Learning Objective 1: Audience members will gain an understanding and learn the work required within a co-production model is extensive and that it takes an inordinate amount of time to recruit a high functioning group of committed Mental Health Complaints Commissioner (MHCC) Advisory Council members.
Learning Objective 2: Much work is required to set a contemporary tone and produce targeted documents in order to attract a high functioning group and a large pool of candidates. The recruitment net must be cast wide in order to satisfy both Government and community expectations. Attendees will learn the methods and use of the lived experience expertise within an organisation to recruit to, and maintain an effective advisory, decision making body.
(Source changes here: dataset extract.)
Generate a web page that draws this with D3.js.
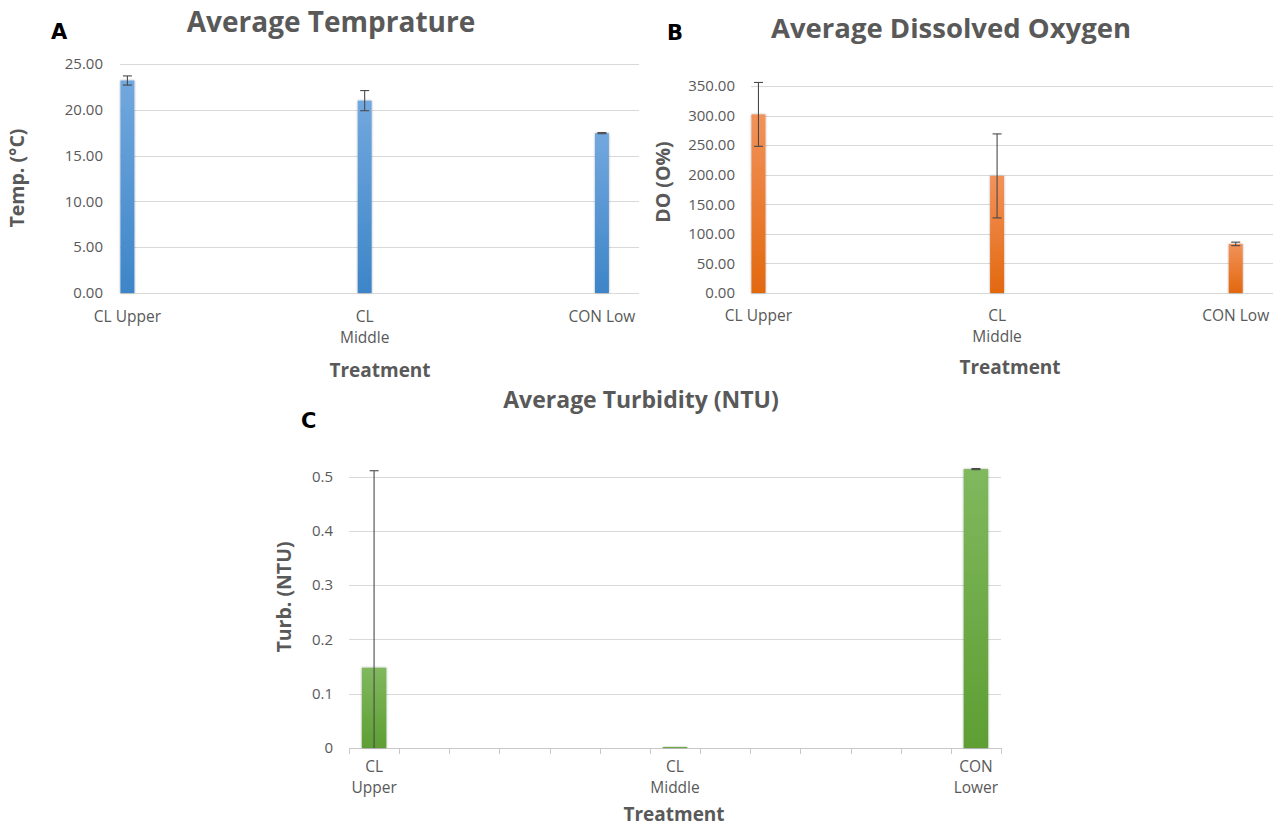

Any person who uses public mental health services in Victoria in a compulsory and non-compulsory manner, has the right to make a complaint about the service they receive. The role, functions and powers of the MHCC is complimented and enhanced by an effective Advisory Council. Broad systemic issues about Mental Health Service delivery are often contained in the complaints received by the MHCC. This presentation explains how the Advisory Council works with the Commissioner in helping to resolve mental health issues raised in complaints.